-- Required task --
What is the number of lines containing "script"? Give only that number.

## start

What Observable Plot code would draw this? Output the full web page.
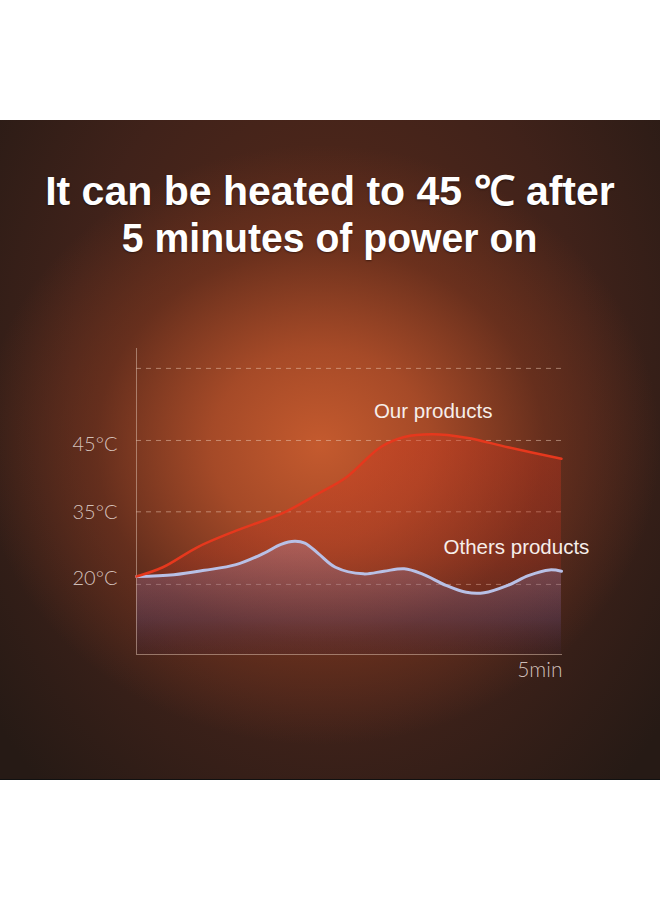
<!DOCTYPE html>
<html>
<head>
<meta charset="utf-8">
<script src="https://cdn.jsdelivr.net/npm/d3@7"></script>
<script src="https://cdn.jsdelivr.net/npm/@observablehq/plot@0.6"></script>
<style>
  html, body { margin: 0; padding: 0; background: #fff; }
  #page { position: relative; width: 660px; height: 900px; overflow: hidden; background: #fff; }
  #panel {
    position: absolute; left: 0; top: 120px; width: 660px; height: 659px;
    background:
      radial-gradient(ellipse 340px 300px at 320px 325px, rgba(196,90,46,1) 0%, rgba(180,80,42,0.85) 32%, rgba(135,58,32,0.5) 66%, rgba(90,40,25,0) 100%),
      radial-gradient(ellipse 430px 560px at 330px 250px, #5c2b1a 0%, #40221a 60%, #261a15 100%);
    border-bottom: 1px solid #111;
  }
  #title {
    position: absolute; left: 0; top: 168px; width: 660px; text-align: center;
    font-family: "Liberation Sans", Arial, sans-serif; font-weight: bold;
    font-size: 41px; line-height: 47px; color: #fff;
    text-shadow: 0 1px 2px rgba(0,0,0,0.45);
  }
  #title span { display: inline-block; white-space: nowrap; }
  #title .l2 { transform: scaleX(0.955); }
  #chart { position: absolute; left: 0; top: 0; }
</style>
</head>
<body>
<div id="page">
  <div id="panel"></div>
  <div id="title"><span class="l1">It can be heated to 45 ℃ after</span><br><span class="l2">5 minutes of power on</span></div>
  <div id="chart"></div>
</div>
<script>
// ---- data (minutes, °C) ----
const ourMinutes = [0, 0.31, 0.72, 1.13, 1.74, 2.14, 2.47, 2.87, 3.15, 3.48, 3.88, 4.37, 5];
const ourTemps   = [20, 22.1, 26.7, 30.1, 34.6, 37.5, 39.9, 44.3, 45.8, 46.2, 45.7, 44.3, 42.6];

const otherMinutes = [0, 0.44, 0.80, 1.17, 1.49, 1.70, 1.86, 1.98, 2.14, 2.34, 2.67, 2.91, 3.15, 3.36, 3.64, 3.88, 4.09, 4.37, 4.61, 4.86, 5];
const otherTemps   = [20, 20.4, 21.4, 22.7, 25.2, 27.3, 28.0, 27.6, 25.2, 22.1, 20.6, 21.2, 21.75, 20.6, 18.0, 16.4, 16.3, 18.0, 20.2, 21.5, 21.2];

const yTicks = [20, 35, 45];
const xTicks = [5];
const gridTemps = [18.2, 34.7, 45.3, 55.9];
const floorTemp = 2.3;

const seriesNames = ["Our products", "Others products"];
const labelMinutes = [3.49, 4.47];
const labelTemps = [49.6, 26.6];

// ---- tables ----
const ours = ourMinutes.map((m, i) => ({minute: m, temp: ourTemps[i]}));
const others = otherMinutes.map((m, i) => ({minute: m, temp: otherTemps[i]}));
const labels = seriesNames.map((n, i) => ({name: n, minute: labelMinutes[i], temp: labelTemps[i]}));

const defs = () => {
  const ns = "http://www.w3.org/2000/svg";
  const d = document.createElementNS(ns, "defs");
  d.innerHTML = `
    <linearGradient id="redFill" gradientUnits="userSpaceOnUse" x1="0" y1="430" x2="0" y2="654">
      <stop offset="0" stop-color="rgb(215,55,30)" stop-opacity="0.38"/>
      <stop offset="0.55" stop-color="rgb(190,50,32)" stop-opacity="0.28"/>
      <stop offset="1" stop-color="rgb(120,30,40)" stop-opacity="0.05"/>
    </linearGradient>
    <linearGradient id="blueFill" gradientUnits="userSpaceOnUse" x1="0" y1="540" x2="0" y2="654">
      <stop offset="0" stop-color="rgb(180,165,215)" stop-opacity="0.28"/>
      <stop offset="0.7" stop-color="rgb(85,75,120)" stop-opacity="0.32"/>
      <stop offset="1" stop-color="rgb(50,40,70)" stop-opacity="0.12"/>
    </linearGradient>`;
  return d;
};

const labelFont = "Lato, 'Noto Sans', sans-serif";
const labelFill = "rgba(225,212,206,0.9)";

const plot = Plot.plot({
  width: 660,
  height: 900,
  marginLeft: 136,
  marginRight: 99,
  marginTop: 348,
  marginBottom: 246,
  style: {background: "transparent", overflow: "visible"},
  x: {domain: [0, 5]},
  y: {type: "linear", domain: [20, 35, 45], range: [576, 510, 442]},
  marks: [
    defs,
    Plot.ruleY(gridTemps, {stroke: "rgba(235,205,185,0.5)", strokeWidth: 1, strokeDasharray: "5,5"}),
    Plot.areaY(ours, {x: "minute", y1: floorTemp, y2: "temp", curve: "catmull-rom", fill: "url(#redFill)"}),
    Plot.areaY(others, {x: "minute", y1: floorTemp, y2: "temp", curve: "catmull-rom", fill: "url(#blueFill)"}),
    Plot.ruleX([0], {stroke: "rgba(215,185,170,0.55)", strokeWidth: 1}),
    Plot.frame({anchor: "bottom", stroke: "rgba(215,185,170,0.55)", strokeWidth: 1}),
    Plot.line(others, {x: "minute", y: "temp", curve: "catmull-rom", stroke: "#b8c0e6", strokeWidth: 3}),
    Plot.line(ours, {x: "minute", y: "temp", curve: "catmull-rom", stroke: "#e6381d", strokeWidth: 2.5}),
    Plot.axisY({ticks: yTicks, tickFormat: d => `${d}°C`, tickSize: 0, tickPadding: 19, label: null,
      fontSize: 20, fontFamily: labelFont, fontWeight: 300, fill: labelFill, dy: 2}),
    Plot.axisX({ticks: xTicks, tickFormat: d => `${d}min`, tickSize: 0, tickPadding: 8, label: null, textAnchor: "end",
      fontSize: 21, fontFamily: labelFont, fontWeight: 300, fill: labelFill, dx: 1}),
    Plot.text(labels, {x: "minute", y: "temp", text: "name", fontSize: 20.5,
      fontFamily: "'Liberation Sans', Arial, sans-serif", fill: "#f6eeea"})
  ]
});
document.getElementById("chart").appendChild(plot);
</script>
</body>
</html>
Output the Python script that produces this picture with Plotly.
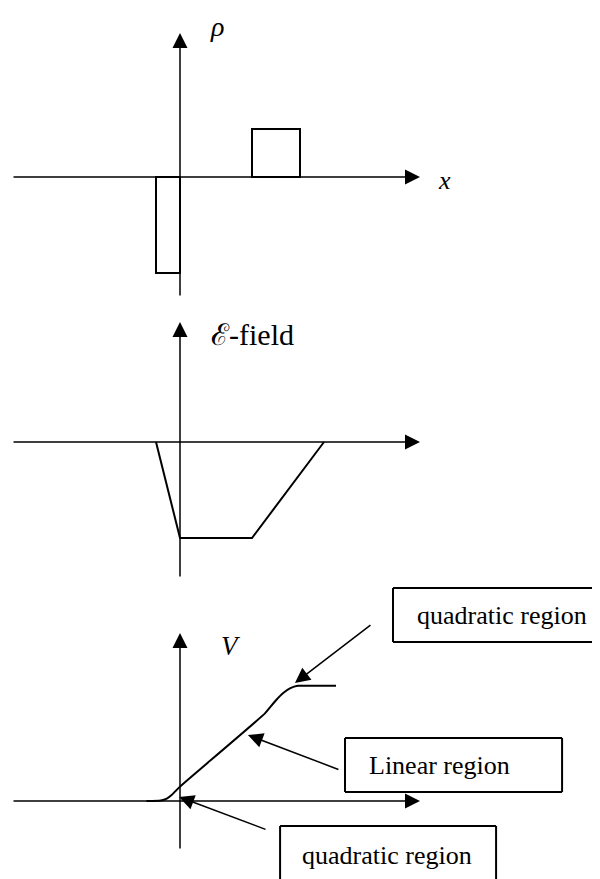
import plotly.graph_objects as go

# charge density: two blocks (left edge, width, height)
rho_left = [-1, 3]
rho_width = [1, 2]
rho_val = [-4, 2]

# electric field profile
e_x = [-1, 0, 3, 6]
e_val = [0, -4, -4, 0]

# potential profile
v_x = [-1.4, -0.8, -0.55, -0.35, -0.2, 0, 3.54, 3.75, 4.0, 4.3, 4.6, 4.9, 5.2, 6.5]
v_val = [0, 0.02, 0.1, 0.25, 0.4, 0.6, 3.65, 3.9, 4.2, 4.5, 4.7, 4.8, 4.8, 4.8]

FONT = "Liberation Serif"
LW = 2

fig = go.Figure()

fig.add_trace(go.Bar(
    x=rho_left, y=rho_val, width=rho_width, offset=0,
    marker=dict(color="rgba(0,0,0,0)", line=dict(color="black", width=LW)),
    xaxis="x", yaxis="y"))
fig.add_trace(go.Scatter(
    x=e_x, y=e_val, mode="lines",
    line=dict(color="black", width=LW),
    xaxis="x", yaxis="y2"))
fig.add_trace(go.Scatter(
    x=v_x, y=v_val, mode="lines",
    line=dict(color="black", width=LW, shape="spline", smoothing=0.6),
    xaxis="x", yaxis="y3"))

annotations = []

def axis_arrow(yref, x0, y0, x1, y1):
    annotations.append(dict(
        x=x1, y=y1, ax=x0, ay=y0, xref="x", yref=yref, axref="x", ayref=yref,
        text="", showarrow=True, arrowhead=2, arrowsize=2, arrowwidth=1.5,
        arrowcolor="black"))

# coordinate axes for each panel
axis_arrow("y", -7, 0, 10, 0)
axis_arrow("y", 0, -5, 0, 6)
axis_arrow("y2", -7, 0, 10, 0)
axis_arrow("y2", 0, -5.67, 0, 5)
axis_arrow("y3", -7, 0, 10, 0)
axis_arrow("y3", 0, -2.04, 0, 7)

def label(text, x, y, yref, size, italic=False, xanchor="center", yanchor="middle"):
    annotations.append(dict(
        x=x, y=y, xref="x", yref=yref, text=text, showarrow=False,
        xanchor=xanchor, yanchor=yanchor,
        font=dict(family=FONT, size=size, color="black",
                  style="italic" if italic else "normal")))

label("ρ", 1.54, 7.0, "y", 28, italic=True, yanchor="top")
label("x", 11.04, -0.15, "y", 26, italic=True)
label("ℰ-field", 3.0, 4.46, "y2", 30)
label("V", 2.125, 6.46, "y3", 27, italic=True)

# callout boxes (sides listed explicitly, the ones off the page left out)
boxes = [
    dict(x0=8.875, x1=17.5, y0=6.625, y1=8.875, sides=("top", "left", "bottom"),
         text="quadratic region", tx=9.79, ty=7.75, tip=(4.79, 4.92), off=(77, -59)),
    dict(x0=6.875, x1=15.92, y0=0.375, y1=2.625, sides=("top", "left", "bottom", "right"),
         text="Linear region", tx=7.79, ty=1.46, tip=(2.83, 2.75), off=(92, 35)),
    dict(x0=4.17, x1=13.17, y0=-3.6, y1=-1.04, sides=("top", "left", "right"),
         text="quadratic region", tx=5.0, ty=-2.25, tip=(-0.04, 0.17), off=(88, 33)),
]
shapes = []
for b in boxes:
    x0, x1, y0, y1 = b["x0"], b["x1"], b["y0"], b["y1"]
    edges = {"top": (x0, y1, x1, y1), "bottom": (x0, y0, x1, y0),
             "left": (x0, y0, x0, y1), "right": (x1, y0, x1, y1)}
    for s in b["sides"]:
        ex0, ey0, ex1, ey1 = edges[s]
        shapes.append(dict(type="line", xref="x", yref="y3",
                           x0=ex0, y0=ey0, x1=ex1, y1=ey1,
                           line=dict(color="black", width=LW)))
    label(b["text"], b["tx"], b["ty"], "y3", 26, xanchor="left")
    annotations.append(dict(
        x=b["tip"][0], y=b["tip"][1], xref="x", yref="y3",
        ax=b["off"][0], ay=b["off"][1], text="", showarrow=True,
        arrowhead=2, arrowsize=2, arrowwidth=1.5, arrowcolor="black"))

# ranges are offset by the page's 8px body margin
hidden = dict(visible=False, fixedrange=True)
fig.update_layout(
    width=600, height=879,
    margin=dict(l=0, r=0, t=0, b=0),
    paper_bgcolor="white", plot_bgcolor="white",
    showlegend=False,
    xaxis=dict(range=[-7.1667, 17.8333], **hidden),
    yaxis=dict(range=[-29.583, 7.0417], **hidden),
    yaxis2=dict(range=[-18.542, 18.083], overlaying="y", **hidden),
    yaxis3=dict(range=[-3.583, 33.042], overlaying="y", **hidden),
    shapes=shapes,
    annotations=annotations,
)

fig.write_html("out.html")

## end

-- Result --
5